In my own life, it would be fair to say that I was wounded in my relationship with my father. One of the things for which I am most grateful is the fact that before he died, not only did we heal our relationship, but I counted him my best male friend (at least in the state of Florida, where we lived) at the time of his death. And one of the gifts I received from that healing was not only a greater insight into how he had been so harmful earlier in my life, but how I had a similar capacity for causing harm through unconscious living, as well. I did not immediately take advantage of that knowledge, but since moving into recovery from alcoholism, it has been enormously beneficial.
I also have to mention my relationship with my former wife and partner in ministry, Christine. When we divorced, it was a huge blow both personally and professionally. I was deeply in grief for a year and a half. It affected every moment of my life; some days, it felt painful just to breathe. Fortunately, Christine is a good enough and strong enough person to help me work through my grief, to remain my friend, and to honestly and without attachment be willing to stay in relationship with me, even as that relationship has changed form, and no longer resembles the romantic partnership we once had. A year ago, at Edwene Gaines' minister's retreat, we spent a good deal of time together working out our feelings, and I came home and found myself able to enjoy life and ministry again in a way I hadn't since she left.
Which leads me to our church. Over the years, as is often the case, many people who have come through the doors of the church and who have formed a relationship with the church, its members, or its minister have in some way been wounded in that relationship. It happened when Rev. Jerry was here; it happened when Rev. Mark was here; it has happened since I've been here. It has (to my knowledge) been almost universally unintentional, but it has happened nonetheless. Unfortunately, what has all too often happened when that occurred is that the injured party has simply left the church, without seeking healing or reconciliation of any kind. And since, as Rev. Robert so eloquently pointed out, "We are healed in relationship...", most of those who have left have remained unhealed.
With my mobilization and deployment to the Persian Gulf less than a month away, our Board of Trustees and I feel it important that we create a space for as much healing of our church as is possible, in order for it not only to survive this next year, but to be able to thrive in this next year and beyond. To that end, we have invited the Unity Southeast Regional Representative, Rev. Beth Head, to come to Birmingham this weekend for a time of healing. This Saturday, Rev. Beth will be leading us in "Healing Our Past; Creating Our Future" beginning at 9:30 AM at the church. Much of the work will be done in small groups; safe spaces for everyone to say what is on their mind and in their heart. We will come back together as a whole, and the groups will report their findings, so that we can get a glimpse of the "big picture", and identify systemic issues we will want to address. And we will continue the conversation into the service on Sunday, and the Town Hall Meeting that will follow it, the last such meeting we will have before I deploy.

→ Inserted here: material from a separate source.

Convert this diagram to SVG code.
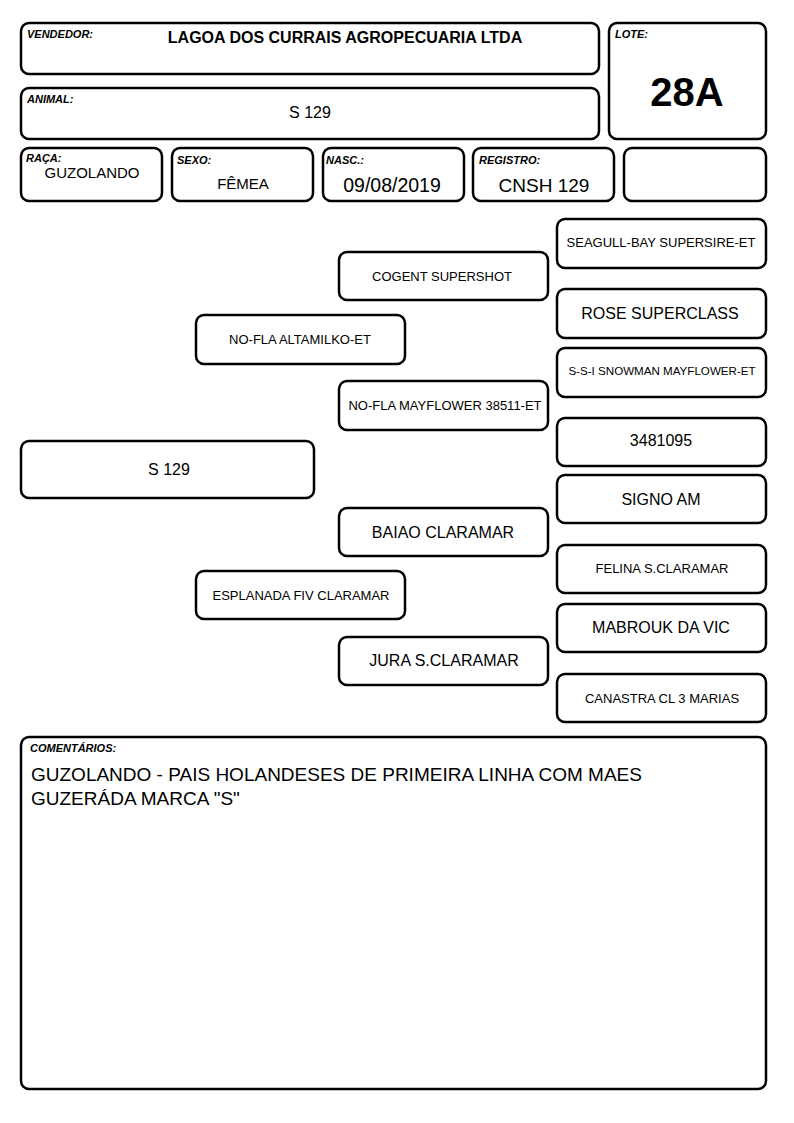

If you currently attend our church, or if you have attended in the past and left because you felt wounded in any way, I invite you to come and be with us in community this Saturday for this time of healing. For those of you who have left, this time might lead to reconciliation; it might not. That is not its purpose. Its purpose is healing. Christine and I have proven that healing doesn't always lead to reconciliation, but how much better it is to live from a healed heart! I look forward to seeing you this weekend, and beyond, as we continue to build a loving, healing, inclusive, joy-filled family.